Synthesis of size-controlled carbon microspheres from resorcinol/formaldehyde for high electrochemical performance

Abstract

Nanostructured phenolic resin-based carbon aerogels with an extensive network structure are regarded as ideal energy storage materials for supercapacitors. However, the initial bulk form and low capacitance of previously reported porous carbon aerogels are problematic for practical use. Phenolic resin-based porous carbon spheres were synthesized by a simple hydrothermal process using ammonia, ethylenediamine or hexylenediamine as a catalyst. The porous carbon spheres were investigated by SEM, BET, XPS, etc. It was found that the number of ammonium groups, length of the alkyl chain and processing temperature play vital roles in determining the pore structure, size and uniformity of the carbon spheres. NH4+ is necessary to obtain the carbon spheres and but changing the other parameters has no obvious effect on their crystal structure.

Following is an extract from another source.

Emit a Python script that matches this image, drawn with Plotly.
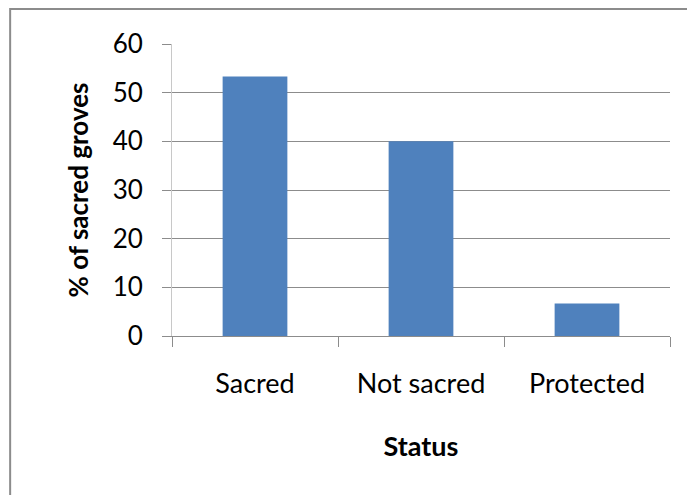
import plotly.graph_objects as go

categories = ["Sacred", "Not sacred", "Protected"]
values = [53.3, 40.0, 6.7]
y_ticks = [0, 10, 20, 30, 40, 50, 60]

FONT = "Lato"
fig = go.Figure(go.Bar(x=categories, y=values, marker=dict(color="#4f81bd", line=dict(width=0)), width=0.39))

fig.update_layout(
    width=695, height=495,
    margin=dict(l=164, r=33, t=36, b=167),
    paper_bgcolor="white", plot_bgcolor="white",
    font=dict(family=FONT, color="black"),
    showlegend=False,
    shapes=[dict(type="rect", xref="paper", yref="paper", x0=-0.325, x1=1.2, y0=-0.7, y1=1.12,
                 line=dict(color="#8c8c8c", width=2), fillcolor="rgba(0,0,0,0)", layer="below")],
)
fig.update_xaxes(
    type="category", tickson="boundaries", ticks="outside", ticklen=10, tickcolor="#8c8c8c",
    showline=True, linecolor="#8c8c8c", linewidth=1, showgrid=False,
    tickfont=dict(size=27, family=FONT), ticklabelstandoff=24,
    title=dict(text="<b>Status</b>", font=dict(size=27, family=FONT), standoff=38),
)
fig.update_yaxes(
    range=[0, 60], tickvals=y_ticks, ticks="outside", ticklen=9, tickcolor="#8c8c8c",
    showgrid=True, gridcolor="#8c8c8c", gridwidth=1, zeroline=False,
    showline=True, linecolor="#c8c8c8", linewidth=1,
    tickfont=dict(size=26, family=FONT), ticklabelstandoff=14,
    title=dict(text="<b>% of sacred groves</b>", font=dict(size=26, family=FONT), standoff=16),
)
fig.write_html("out.html")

The sample prepared at a hydrothermal temperature of 80 °C using ammonia as the catalyst has the highest specific capacitance of 233.8 F g−1 at a current density of 1.0 A g−1. It has an excellent capacitance retention of 98% after 10,000 charge/discharge cycles at 7 A g−1, indicating its good cycling stability and rate capability. This result shows that a higher specific surface area, porosity and defect density are probably the crucial factors in improving the electrochemical capacitance.